-- OBJECTIVE --
Retype only what runs from the beginning of the data through the line with "1.26, 1.42, 1.50];"; please omit the pictures and keep every line exact.
· · · · · · ·
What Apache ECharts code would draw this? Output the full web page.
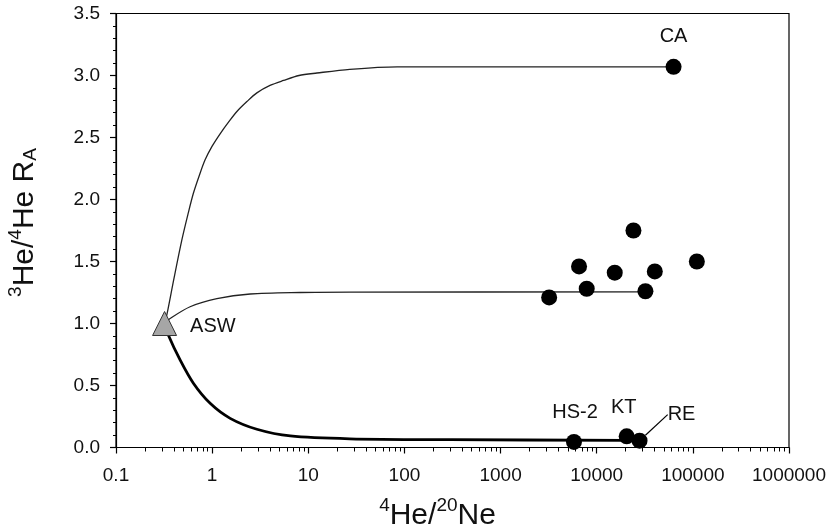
<!DOCTYPE html>
<html>
<head>
<meta charset="utf-8">
<script src="https://cdn.jsdelivr.net/npm/echarts@6/dist/echarts.min.js"></script>
<style>
  html, body { margin: 0; padding: 0; background: #fff; }
  #chart { width: 831px; height: 529px; }
</style>
</head>
<body>
<div id="chart"></div>
<script>
// Tick labels
const xTickLabels = ['0.1', '1', '10', '100', '1000', '10000', '100000', '1000000'];
const xDecades = [0.1, 1, 10, 100, 1000, 10000, 100000];

// Air-saturated water end member
const aswX = [0.32];
const aswY = [1.0];

// Unlabelled samples
const sampleX = [3200, 6550, 7870, 15400, 24100, 32100, 40200, 110000];
const sampleY = [1.21, 1.46, 1.28, 1.41, 1.75, 1.26, 1.42, 1.50];

// Named sites
const siteNames = ['CA', 'HS-2', 'KT', 'RE'];
const siteX = [63000, 5800, 20500, 27900];
const siteY = [3.07, 0.045, 0.09, 0.055];

// Mixing curves from ASW
const curveUpperX = [0.32, 0.34, 0.40, 0.483, 0.56, 0.638, 0.74, 0.845, 1.0, 1.21, 1.5, 1.81, 2.3, 2.92, 4.0, 5.53, 8.0, 12.3, 27, 84, 1000, 63000];
const curveUpperY = [1.0, 1.08, 1.36, 1.67, 1.88, 2.05, 2.2, 2.32, 2.43, 2.53, 2.63, 2.71, 2.79, 2.86, 2.92, 2.96, 3.0, 3.02, 3.05, 3.07, 3.07, 3.07];

const curveMidX = [0.32, 0.365, 0.59, 1.12, 2.49, 8.3, 27, 32100];
const curveMidY = [1.0, 1.04, 1.135, 1.2, 1.238, 1.25, 1.253, 1.255];

const curveLowX = [0.32, 0.35, 0.464, 0.638, 0.953, 1.54, 2.92, 6.5, 27, 300, 20000];
const curveLowY = [1.0, 0.907, 0.706, 0.518, 0.356, 0.235, 0.147, 0.093, 0.07, 0.063, 0.058];

const zip = (xs, ys) => xs.map((x, i) => [x, ys[i]]);

const minorTicks = [];
xDecades.forEach(d => { for (let k = 2; k <= 9; k++) minorTicks.push(k * d); });

// Label shifts (px) from each site marker's centre
const siteLabelShift = {
  'CA': [0, -30],
  'HS-2': [1, -29],
  'KT': [-3, -29],
  'RE': [42, -26]
};

const FONT = 'Liberation Sans, Arial, sans-serif';
const INK = '#000';

const siteData = siteNames.map((name, i) => ({
  name: name,
  value: [siteX[i], siteY[i]],
  labelLine: { show: name === 'RE' }
}));

const chart = echarts.init(document.getElementById('chart'), null, { renderer: 'canvas' });

chart.setOption({
  animation: false,
  backgroundColor: '#fff',
  grid: {
    left: 116, right: 42, top: 13.5, bottom: 81.5,
    containLabel: false, outerBoundsMode: 'none',
    show: true, borderColor: INK, borderWidth: 1.2, backgroundColor: 'transparent'
  },
  xAxis: [
    {
      type: 'log', logBase: 10, min: 0.1, max: 1000000,
      position: 'bottom',
      axisLine: { show: true, onZero: false, lineStyle: { color: INK, width: 1.2 } },
      axisTick: { show: true, length: 6, lineStyle: { color: INK, width: 1.2 } },
      minorTick: { show: false },
      splitLine: { show: false },
      axisLabel: {
        color: '#111', fontFamily: FONT, fontSize: 19, margin: 19,
        formatter: v => xTickLabels[Math.round(Math.log10(v)) + 1]
      },
      name: '{sup|4}{main|He/}{sup|20}{main|Ne}',
      nameLocation: 'middle',
      nameGap: 49,
      nameTextStyle: {
        padding: [0, 30, 0, 0],
        rich: {
          main: { fontFamily: FONT, fontSize: 30, color: '#111', lineHeight: 34, verticalAlign: 'bottom' },
          sup: { fontFamily: FONT, fontSize: 19, color: '#111', lineHeight: 19, verticalAlign: 'top' }
        }
      }
    },
    {
      type: 'log', logBase: 10, min: 0.1, max: 1000000,
      position: 'bottom',
      axisLine: { show: false, onZero: false },
      axisTick: { show: true, length: 4, customValues: minorTicks, lineStyle: { color: INK, width: 1 } },
      axisLabel: { show: false },
      splitLine: { show: false }
    }
  ],
  yAxis: {
    type: 'value', min: 0, max: 3.5, interval: 0.5,
    axisLine: { show: true, onZero: false, lineStyle: { color: INK, width: 1.2 } },
    axisTick: { show: true, length: 6, lineStyle: { color: INK, width: 1.2 } },
    minorTick: { show: true, splitNumber: 5, length: 3, lineStyle: { color: INK, width: 1 } },
    splitLine: { show: false },
    axisLabel: {
      color: '#111', fontFamily: FONT, fontSize: 19, margin: 16,
      formatter: v => v.toFixed(1)
    },
    name: '{sup|3}{main|He/}{sup|4}{main|He R}{sub|A}',
    nameLocation: 'middle',
    nameGap: 76,
    nameTextStyle: {
      padding: [0, 0, 0, 16],
      rich: {
        main: { fontFamily: FONT, fontSize: 30, color: '#111', lineHeight: 34, verticalAlign: 'bottom' },
        sup: { fontFamily: FONT, fontSize: 19, color: '#111', lineHeight: 19, verticalAlign: 'top' },
        sub: { fontFamily: FONT, fontSize: 19, color: '#111', lineHeight: 19, verticalAlign: 'bottom' }
      }
    }
  },
  series: [
    {
      name: 'upper', type: 'line', data: zip(curveUpperX, curveUpperY),
      showSymbol: false, smooth: 0.3,
      lineStyle: { color: '#222', width: 1.3 }, z: 2, silent: true
    },
    {
      name: 'middle', type: 'line', data: zip(curveMidX, curveMidY),
      showSymbol: false, smooth: 0.3,
      lineStyle: { color: '#222', width: 1.3 }, z: 2, silent: true
    },
    {
      name: 'lower', type: 'line', data: zip(curveLowX, curveLowY),
      showSymbol: false, smooth: 0.3,
      lineStyle: { color: INK, width: 2.8 }, z: 2, silent: true
    },
    {
      name: 'samples', type: 'scatter', data: zip(sampleX, sampleY),
      symbol: 'circle', symbolSize: 16,
      itemStyle: { color: INK, opacity: 1 }, z: 3
    },
    {
      name: 'sites', type: 'scatter', data: siteData,
      symbol: 'circle', symbolSize: 16,
      itemStyle: { color: INK, opacity: 1 }, z: 3,
      label: {
        show: true, position: 'inside', formatter: p => p.name,
        color: '#111', fontFamily: FONT, fontSize: 20
      },
      labelLayout: params => {
        const s = siteLabelShift[siteNames[params.dataIndex]];
        return { dx: s[0], dy: s[1] };
      },
      labelLine: { lineStyle: { color: INK, width: 1.2 } }
    },
    {
      name: 'ASW', type: 'scatter', data: zip(aswX, aswY),
      symbol: 'triangle', symbolSize: 24,
      itemStyle: { color: '#a6a6a6', borderColor: '#333', borderWidth: 1, opacity: 1 }, z: 4,
      label: {
        show: true, position: 'right', distance: 13, offset: [0, 3],
        formatter: 'ASW', color: '#111', fontFamily: FONT, fontSize: 20
      }
    }
  ]
});
</script>
</body>
</html>
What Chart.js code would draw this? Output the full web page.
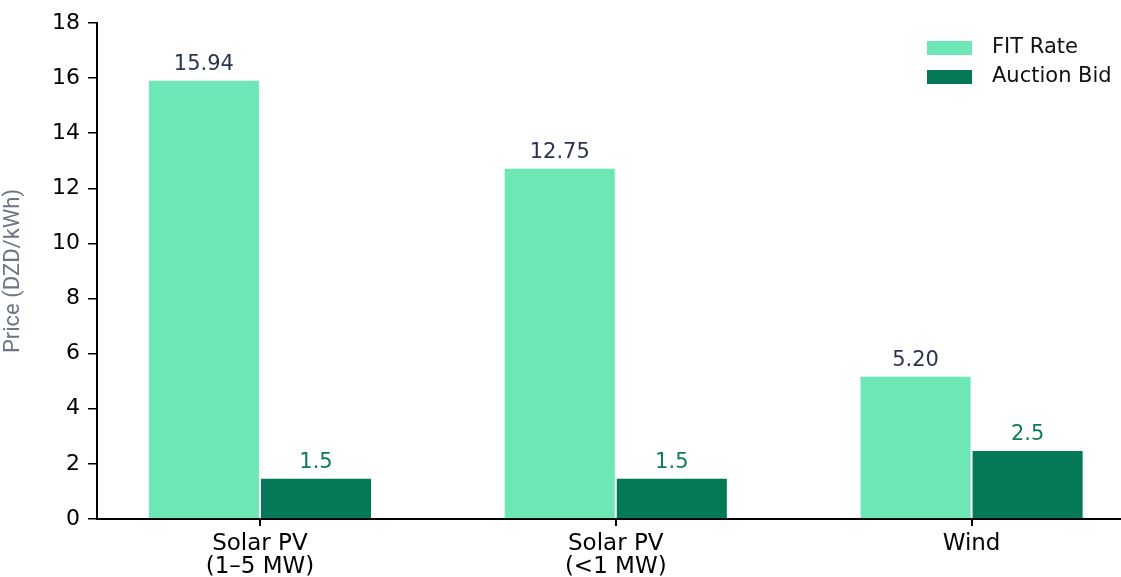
<!DOCTYPE html>
<html lang="en">
<head>
    <meta charset="UTF-8">
    <title>FIT Rate vs Auction Bid</title>
    <script src="https://cdn.jsdelivr.net/npm/chart.js@4.4.1/dist/chart.umd.min.js"></script>
    <style>
        * { margin: 0; padding: 0; box-sizing: border-box; }
        body { background: #fff; }
        .chart-box { width: 1121px; height: 577px; position: relative; }
    </style>
</head>
<body>
    <div class="chart-box">
        <canvas id="priceChart"></canvas>
    </div>

    <script>
        // Data
        const categories = [['Solar PV', '(1\u20135 MW)'], ['Solar PV', '(<1 MW)'], 'Wind'];
        const fitRate = [15.94, 12.75, 5.20];
        const auctionBid = [1.5, 1.5, 2.5];
        const yTicks = [0, 2, 4, 6, 8, 10, 12, 14, 16, 18];

        const fitColor = '#6ee7b7';
        const bidColor = '#047857';

        // Bar value labels above each bar
        const valueLabels = {
            id: 'valueLabels',
            afterDatasetsDraw(chart) {
                const ctx = chart.ctx;
                ctx.save();
                ctx.font = '21px "DejaVu Sans", sans-serif';
                ctx.textAlign = 'center';
                ctx.textBaseline = 'alphabetic';
                chart.data.datasets.forEach((ds, i) => {
                    const meta = chart.getDatasetMeta(i);
                    ctx.fillStyle = ds.labelColor;
                    meta.data.forEach((bar, j) => {
                        ctx.fillText(ds.data[j].y.toFixed(ds.decimals), bar.x, bar.y - 10);
                    });
                });
                ctx.restore();
            }
        };

        // Legend drawn inside the plot, top right
        const cornerLegend = {
            id: 'cornerLegend',
            afterDraw(chart) {
                const ctx = chart.ctx;
                ctx.save();
                ctx.font = '21px "DejaVu Sans", sans-serif';
                ctx.textBaseline = 'middle';
                chart.data.datasets.forEach((ds, i) => {
                    const y = 48 + i * 29;
                    ctx.fillStyle = ds.backgroundColor;
                    ctx.fillRect(927, y - 7, 45, 14);
                    ctx.fillStyle = '#111';
                    ctx.fillText(ds.label, 992, y);
                });
                ctx.restore();
            }
        };

        new Chart(document.getElementById('priceChart'), {
            type: 'bar',
            data: {
                datasets: [{
                    label: 'FIT Rate',
                    data: fitRate.map((v, i) => ({ x: i, y: v })),
                    backgroundColor: fitColor,
                    borderColor: 'rgba(255,255,255,0.9)',
                    borderWidth: 1,
                    labelColor: '#2a3352',
                    decimals: 2
                }, {
                    label: 'Auction Bid',
                    data: auctionBid.map((v, i) => ({ x: i, y: v })),
                    backgroundColor: bidColor,
                    borderColor: 'rgba(255,255,255,0.9)',
                    borderWidth: 1,
                    labelColor: '#0e7c5b',
                    decimals: 1
                }]
            },
            options: {
                responsive: true,
                maintainAspectRatio: false,
                animation: false,
                categoryPercentage: 0.63,
                barPercentage: 1,
                layout: { padding: { top: 23, right: 0, left: 0, bottom: 0 } },
                plugins: {
                    legend: { display: false },
                    tooltip: { enabled: false }
                },
                scales: {
                    x: {
                        type: 'linear',
                        min: -0.458,
                        max: 2.42,
                        offset: false,
                        afterFit: s => { s.height = 58; },
                        ticks: {
                            stepSize: 1,
                            includeBounds: false,
                            autoSkip: false,
                            maxRotation: 0,
                            padding: 7,
                            color: '#000',
                            font: { family: '"DejaVu Sans", sans-serif', size: 23, lineHeight: 1.0 },
                            callback: v => Number.isInteger(v) ? categories[v] : ''
                        },
                        grid: {
                            offset: false,
                            drawOnChartArea: false,
                            drawTicks: true,
                            tickLength: 7,
                            color: '#000',
                            lineWidth: 2
                        },
                        border: { color: '#000', width: 2 }
                    },
                    y: {
                        min: 0,
                        max: 18,
                        afterFit: s => { s.width = 97; },
                        afterBuildTicks: s => { s.ticks = yTicks.map(v => ({ value: v })); },
                        ticks: {
                            padding: 8,
                            color: '#000',
                            font: { family: '"DejaVu Sans", sans-serif', size: 22 }
                        },
                        grid: {
                            drawOnChartArea: false,
                            drawTicks: true,
                            tickLength: 9,
                            color: '#000',
                            lineWidth: 1.5
                        },
                        border: { color: '#000', width: 2 },
                        title: {
                            display: true,
                            text: 'Price (DZD/kWh)',
                            color: '#6b7685',
                            font: { family: 'Roboto, sans-serif', size: 22 },
                            padding: { top: 0, bottom: 0 }
                        }
                    }
                }
            },
            plugins: [valueLabels, cornerLegend]
        });
    </script>
</body>
</html>
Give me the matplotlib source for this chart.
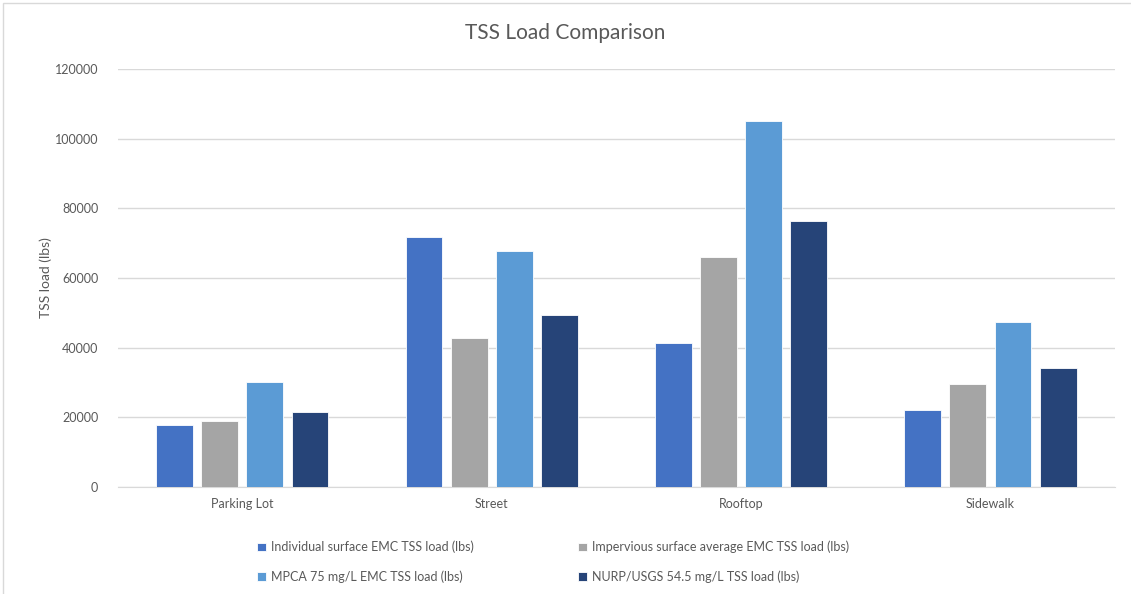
· · · · · · ·
-- TASK RESULT --
What Apache ECharts code would draw this? Output the full web page.
<!DOCTYPE html>
<html>
<head>
<meta charset="utf-8">
<script src="https://cdn.jsdelivr.net/npm/echarts@6/dist/echarts.min.js"></script>
<style>
  html, body { margin: 0; padding: 0; background: #fff; }
  #chart { width: 831px; height: 529px; }
</style>
</head>
<body>
<div id="chart"></div>
<script>
// Tick labels
const xTickLabels = ['0.1', '1', '10', '100', '1000', '10000', '100000', '1000000'];
const xDecades = [0.1, 1, 10, 100, 1000, 10000, 100000];

// Air-saturated water end member
const aswX = [0.32];
const aswY = [1.0];

// Unlabelled samples
const sampleX = [3200, 6550, 7870, 15400, 24100, 32100, 40200, 110000];
const sampleY = [1.21, 1.46, 1.28, 1.41, 1.75, 1.26, 1.42, 1.50];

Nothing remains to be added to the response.